» Problem
Only the lines from the start of the data through the line with "1613, 1680, 1742]" belong in the copy. Restate them word for word, minus the pictures.

#####

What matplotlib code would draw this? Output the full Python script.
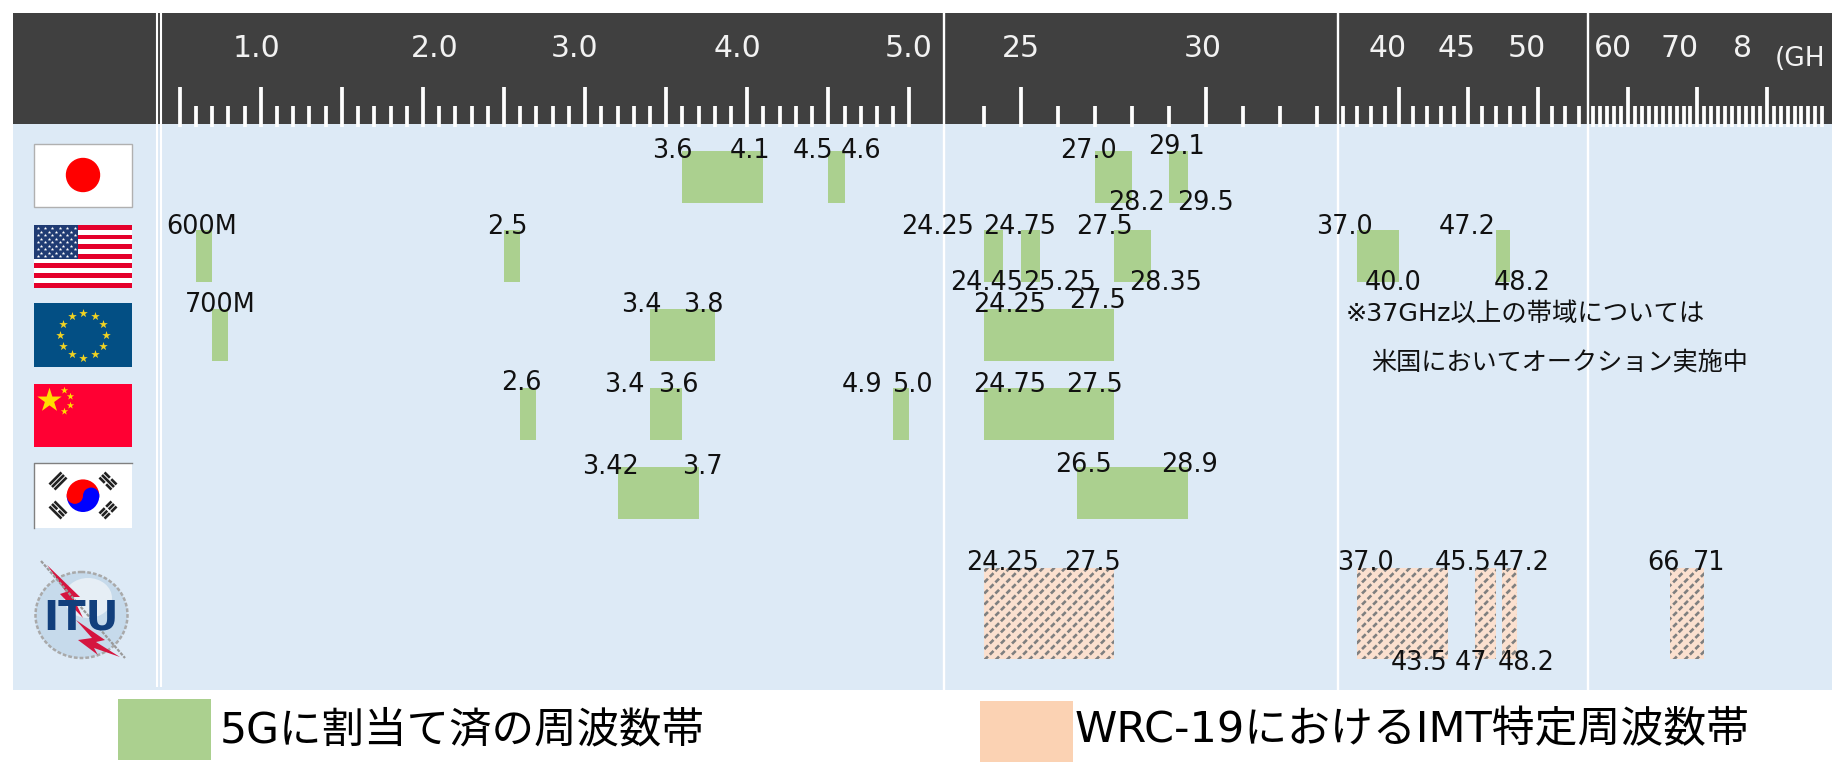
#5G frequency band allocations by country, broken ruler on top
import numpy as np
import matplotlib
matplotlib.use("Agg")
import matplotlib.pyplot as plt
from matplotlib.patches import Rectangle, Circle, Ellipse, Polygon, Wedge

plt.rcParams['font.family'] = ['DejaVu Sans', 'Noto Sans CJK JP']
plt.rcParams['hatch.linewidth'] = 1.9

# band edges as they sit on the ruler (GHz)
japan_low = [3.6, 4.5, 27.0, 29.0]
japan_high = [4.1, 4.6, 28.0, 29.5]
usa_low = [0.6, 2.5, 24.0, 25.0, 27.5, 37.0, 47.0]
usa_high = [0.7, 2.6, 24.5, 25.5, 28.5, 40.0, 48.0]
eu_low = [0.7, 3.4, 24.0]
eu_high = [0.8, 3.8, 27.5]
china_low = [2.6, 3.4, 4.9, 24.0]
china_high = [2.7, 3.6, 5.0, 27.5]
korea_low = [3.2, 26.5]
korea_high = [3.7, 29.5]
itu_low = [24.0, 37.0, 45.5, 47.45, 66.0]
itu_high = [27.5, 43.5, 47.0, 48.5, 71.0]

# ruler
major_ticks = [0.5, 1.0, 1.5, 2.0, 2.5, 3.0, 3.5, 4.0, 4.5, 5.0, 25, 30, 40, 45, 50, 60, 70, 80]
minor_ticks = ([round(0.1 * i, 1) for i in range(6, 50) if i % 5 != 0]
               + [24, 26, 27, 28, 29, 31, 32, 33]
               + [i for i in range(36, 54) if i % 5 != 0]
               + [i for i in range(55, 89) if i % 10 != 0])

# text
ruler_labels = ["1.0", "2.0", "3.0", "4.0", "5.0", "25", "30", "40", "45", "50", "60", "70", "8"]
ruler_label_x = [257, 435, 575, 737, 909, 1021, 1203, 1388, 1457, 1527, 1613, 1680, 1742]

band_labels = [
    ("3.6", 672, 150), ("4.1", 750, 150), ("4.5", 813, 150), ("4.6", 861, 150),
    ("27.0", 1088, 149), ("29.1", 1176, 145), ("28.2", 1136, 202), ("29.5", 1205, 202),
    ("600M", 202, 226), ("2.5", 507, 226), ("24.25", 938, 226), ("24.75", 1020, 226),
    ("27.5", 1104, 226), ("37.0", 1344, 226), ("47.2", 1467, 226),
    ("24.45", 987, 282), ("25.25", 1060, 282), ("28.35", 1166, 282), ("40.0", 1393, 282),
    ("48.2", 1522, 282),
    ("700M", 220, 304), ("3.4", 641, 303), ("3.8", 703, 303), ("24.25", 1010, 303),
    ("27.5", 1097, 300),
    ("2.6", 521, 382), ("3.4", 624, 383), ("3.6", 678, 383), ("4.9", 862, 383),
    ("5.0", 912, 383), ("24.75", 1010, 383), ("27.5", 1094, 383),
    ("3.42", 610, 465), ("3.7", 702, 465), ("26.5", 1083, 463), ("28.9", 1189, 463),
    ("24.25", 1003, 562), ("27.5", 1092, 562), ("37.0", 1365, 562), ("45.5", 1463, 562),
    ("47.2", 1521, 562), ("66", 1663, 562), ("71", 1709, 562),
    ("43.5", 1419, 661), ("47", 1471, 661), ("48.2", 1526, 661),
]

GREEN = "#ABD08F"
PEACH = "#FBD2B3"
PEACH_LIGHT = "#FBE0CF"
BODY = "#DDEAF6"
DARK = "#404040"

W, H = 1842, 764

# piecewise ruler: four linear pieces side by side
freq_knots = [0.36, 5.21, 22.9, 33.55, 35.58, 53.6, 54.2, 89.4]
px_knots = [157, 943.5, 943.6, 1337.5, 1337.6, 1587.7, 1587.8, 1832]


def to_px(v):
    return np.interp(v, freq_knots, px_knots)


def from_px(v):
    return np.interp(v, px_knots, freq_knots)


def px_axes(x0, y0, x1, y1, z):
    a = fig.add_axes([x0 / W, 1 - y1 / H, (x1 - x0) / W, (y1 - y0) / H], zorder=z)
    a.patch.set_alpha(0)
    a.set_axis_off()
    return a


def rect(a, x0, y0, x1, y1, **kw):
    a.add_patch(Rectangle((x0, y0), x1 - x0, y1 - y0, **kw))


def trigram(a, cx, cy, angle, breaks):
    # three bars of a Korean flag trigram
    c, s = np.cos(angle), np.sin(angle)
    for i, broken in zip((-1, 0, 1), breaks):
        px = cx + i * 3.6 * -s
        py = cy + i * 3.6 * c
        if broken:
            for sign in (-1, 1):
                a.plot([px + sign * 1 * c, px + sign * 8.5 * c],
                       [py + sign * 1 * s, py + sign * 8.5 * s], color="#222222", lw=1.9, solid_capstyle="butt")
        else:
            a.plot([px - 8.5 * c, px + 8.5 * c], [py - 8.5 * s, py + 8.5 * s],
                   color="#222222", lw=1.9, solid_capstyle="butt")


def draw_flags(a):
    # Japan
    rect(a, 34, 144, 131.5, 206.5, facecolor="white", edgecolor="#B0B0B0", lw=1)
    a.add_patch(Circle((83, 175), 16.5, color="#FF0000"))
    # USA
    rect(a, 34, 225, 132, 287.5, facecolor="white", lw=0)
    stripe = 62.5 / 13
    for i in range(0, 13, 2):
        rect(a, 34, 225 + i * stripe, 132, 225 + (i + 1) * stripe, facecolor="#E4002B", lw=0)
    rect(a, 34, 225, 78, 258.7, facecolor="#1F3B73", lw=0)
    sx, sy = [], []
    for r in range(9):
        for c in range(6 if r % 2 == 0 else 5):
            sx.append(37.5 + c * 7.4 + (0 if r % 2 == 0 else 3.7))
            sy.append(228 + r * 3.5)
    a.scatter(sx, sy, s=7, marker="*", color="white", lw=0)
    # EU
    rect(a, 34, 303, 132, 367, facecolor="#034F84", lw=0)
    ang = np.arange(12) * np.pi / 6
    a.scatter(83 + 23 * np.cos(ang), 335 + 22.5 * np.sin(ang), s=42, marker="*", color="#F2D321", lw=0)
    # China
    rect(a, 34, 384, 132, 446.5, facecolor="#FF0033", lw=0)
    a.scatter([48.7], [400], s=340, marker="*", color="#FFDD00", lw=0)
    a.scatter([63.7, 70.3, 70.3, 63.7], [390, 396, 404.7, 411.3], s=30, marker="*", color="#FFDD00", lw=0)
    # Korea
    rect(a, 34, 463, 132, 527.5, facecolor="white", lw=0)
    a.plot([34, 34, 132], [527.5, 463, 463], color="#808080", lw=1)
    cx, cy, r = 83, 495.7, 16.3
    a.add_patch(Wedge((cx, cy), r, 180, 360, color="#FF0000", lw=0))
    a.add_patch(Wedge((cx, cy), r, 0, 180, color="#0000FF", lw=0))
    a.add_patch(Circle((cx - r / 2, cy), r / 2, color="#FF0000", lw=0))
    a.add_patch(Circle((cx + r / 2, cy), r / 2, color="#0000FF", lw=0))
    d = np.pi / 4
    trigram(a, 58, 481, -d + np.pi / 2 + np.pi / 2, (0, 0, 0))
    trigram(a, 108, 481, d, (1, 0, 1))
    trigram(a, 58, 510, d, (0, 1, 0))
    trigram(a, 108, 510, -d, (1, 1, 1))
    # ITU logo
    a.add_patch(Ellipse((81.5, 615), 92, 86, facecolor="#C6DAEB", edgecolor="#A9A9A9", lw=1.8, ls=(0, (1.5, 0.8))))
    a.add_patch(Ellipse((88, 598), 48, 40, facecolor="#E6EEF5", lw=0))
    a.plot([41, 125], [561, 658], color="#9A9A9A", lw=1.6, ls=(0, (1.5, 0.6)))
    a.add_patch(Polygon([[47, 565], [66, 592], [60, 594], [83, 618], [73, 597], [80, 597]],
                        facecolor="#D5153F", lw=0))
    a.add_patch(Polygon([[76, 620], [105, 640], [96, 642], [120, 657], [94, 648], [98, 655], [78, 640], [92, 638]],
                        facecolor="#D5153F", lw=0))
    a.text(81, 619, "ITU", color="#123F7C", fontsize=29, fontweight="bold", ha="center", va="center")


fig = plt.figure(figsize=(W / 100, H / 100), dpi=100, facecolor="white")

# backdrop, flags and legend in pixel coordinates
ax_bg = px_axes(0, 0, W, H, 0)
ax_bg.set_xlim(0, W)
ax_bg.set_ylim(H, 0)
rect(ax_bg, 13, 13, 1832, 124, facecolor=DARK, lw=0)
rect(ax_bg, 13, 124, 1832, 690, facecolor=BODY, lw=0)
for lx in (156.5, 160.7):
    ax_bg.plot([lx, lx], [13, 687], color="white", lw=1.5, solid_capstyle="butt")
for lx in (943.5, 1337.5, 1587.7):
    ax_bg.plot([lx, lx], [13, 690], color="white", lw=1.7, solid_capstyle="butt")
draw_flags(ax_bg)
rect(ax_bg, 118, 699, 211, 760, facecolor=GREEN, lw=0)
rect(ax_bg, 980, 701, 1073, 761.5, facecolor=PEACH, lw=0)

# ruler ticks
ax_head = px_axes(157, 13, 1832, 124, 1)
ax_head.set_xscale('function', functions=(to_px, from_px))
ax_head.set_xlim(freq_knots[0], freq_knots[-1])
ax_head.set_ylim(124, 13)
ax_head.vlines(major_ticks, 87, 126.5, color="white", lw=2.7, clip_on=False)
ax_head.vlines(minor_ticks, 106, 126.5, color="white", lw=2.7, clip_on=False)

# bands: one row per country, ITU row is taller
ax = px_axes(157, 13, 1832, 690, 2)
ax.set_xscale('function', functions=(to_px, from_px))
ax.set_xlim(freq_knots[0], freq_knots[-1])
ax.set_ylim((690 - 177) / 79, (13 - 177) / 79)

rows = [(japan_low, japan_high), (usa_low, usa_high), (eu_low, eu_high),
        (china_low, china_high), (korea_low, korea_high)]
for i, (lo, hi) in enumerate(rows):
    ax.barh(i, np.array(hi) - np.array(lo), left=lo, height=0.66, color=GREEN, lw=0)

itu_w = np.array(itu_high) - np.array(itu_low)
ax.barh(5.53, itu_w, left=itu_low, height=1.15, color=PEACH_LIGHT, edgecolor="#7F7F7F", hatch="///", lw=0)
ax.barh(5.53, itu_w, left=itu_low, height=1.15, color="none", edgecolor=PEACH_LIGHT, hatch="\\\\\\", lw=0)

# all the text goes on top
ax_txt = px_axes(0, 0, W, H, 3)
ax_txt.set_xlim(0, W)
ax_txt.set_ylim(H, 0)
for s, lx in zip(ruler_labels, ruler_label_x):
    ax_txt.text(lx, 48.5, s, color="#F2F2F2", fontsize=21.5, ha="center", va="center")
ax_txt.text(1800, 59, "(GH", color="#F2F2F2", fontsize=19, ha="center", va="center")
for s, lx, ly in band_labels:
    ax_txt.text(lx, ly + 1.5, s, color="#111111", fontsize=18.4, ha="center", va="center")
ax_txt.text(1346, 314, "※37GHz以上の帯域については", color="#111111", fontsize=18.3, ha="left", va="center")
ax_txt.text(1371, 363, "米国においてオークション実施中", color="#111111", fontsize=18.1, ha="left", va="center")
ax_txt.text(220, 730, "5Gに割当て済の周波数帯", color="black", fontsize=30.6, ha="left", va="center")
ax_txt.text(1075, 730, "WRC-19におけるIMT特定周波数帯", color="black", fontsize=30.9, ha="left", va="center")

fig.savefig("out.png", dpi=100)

#####

» Answer to this exercise
What matplotlib code would draw this? Output the full Python script.
#5G frequency band allocations by country, broken ruler on top
import numpy as np
import matplotlib
matplotlib.use("Agg")
import matplotlib.pyplot as plt
from matplotlib.patches import Rectangle, Circle, Ellipse, Polygon, Wedge

plt.rcParams['font.family'] = ['DejaVu Sans', 'Noto Sans CJK JP']
plt.rcParams['hatch.linewidth'] = 1.9

# band edges as they sit on the ruler (GHz)
japan_low = [3.6, 4.5, 27.0, 29.0]
japan_high = [4.1, 4.6, 28.0, 29.5]
usa_low = [0.6, 2.5, 24.0, 25.0, 27.5, 37.0, 47.0]
usa_high = [0.7, 2.6, 24.5, 25.5, 28.5, 40.0, 48.0]
eu_low = [0.7, 3.4, 24.0]
eu_high = [0.8, 3.8, 27.5]
china_low = [2.6, 3.4, 4.9, 24.0]
china_high = [2.7, 3.6, 5.0, 27.5]
korea_low = [3.2, 26.5]
korea_high = [3.7, 29.5]
itu_low = [24.0, 37.0, 45.5, 47.45, 66.0]
itu_high = [27.5, 43.5, 47.0, 48.5, 71.0]

# ruler
major_ticks = [0.5, 1.0, 1.5, 2.0, 2.5, 3.0, 3.5, 4.0, 4.5, 5.0, 25, 30, 40, 45, 50, 60, 70, 80]
minor_ticks = ([round(0.1 * i, 1) for i in range(6, 50) if i % 5 != 0]
               + [24, 26, 27, 28, 29, 31, 32, 33]
               + [i for i in range(36, 54) if i % 5 != 0]
               + [i for i in range(55, 89) if i % 10 != 0])

# text
ruler_labels = ["1.0", "2.0", "3.0", "4.0", "5.0", "25", "30", "40", "45", "50", "60", "70", "8"]
ruler_label_x = [257, 435, 575, 737, 909, 1021, 1203, 1388, 1457, 1527, 1613, 1680, 1742]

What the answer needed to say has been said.